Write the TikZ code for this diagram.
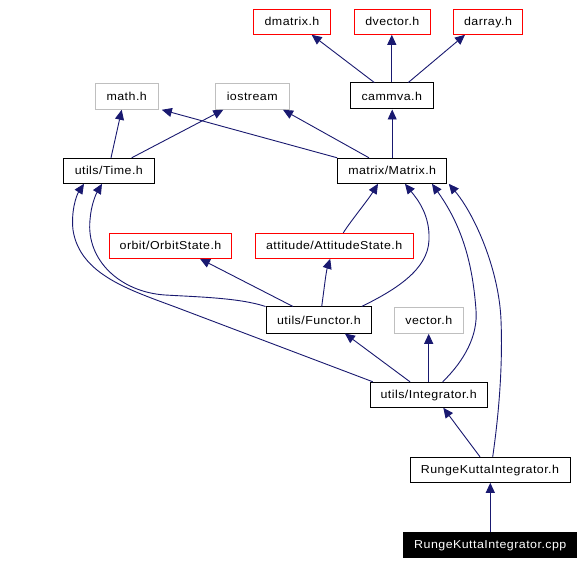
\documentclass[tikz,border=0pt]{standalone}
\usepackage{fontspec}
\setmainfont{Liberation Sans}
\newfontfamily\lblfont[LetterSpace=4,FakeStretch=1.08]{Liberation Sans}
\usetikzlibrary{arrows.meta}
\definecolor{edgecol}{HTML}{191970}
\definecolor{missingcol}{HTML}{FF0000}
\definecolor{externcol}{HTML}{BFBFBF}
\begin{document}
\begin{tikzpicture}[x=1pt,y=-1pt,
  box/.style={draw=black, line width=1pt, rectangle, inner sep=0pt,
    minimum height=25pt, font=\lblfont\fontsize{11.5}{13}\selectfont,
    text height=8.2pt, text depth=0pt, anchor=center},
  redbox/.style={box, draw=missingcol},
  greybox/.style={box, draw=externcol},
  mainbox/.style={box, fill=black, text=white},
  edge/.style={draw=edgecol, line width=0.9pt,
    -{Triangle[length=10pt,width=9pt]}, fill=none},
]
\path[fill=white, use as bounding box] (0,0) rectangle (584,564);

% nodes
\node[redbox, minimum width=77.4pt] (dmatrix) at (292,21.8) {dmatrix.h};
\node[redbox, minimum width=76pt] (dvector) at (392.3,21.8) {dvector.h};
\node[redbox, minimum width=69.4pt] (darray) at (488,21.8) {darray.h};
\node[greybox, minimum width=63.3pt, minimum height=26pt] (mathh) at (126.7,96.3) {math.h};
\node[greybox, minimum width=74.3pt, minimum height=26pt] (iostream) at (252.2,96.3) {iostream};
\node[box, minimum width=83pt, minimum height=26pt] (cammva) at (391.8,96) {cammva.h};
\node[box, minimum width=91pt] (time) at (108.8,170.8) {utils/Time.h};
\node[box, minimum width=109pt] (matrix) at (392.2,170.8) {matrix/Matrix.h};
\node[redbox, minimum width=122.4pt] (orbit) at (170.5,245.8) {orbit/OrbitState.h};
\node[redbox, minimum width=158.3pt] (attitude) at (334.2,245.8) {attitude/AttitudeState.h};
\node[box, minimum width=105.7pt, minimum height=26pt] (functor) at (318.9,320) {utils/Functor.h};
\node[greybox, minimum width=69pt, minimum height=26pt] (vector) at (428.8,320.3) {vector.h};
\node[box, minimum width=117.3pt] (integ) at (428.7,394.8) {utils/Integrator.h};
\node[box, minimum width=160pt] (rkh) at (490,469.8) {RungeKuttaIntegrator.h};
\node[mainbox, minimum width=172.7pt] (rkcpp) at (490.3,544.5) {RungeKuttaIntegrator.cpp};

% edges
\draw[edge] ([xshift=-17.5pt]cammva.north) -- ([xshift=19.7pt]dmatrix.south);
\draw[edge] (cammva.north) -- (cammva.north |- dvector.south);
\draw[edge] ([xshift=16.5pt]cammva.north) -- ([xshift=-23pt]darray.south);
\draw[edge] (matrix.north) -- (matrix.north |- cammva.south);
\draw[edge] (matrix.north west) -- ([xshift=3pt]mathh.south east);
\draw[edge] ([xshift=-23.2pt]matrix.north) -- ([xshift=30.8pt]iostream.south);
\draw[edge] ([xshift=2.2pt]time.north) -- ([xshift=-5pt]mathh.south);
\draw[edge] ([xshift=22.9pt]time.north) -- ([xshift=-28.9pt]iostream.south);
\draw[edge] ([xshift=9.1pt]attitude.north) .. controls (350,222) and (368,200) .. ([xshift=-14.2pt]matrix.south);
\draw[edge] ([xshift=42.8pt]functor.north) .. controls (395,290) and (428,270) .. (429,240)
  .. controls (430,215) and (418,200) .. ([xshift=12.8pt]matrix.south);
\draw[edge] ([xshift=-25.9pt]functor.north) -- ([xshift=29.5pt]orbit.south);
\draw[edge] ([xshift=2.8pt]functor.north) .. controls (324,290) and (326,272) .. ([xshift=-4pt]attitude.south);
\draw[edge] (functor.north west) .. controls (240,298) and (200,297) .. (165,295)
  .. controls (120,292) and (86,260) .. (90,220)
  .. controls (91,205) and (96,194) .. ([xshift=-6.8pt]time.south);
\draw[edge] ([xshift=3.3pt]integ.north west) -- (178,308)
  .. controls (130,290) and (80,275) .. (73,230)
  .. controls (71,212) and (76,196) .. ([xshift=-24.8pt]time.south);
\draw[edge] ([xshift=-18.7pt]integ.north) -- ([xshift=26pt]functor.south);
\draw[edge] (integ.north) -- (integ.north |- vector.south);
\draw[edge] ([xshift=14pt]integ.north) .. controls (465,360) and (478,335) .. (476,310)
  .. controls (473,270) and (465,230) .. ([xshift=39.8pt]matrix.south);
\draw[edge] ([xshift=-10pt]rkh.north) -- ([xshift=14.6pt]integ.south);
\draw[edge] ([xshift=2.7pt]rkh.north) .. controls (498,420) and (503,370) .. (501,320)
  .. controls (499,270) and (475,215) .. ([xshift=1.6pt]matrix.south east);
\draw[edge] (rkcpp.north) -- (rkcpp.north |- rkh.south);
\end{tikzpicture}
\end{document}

■ ■ ■ ■ ■ ■ ■

_Task to carry out:_ Your task is to reproduce exactly the lines from the start of the data above through the line containing "(0,0) rectangle (584,564);", leaving every picture out.

_Response to this task:_
Write the TikZ code for this diagram.
\documentclass[tikz,border=0pt]{standalone}
\usepackage{fontspec}
\setmainfont{Liberation Sans}
\newfontfamily\lblfont[LetterSpace=4,FakeStretch=1.08]{Liberation Sans}
\usetikzlibrary{arrows.meta}
\definecolor{edgecol}{HTML}{191970}
\definecolor{missingcol}{HTML}{FF0000}
\definecolor{externcol}{HTML}{BFBFBF}
\begin{document}
\begin{tikzpicture}[x=1pt,y=-1pt,
  box/.style={draw=black, line width=1pt, rectangle, inner sep=0pt,
    minimum height=25pt, font=\lblfont\fontsize{11.5}{13}\selectfont,
    text height=8.2pt, text depth=0pt, anchor=center},
  redbox/.style={box, draw=missingcol},
  greybox/.style={box, draw=externcol},
  mainbox/.style={box, fill=black, text=white},
  edge/.style={draw=edgecol, line width=0.9pt,
    -{Triangle[length=10pt,width=9pt]}, fill=none},
]
\path[fill=white, use as bounding box] (0,0) rectangle (584,564);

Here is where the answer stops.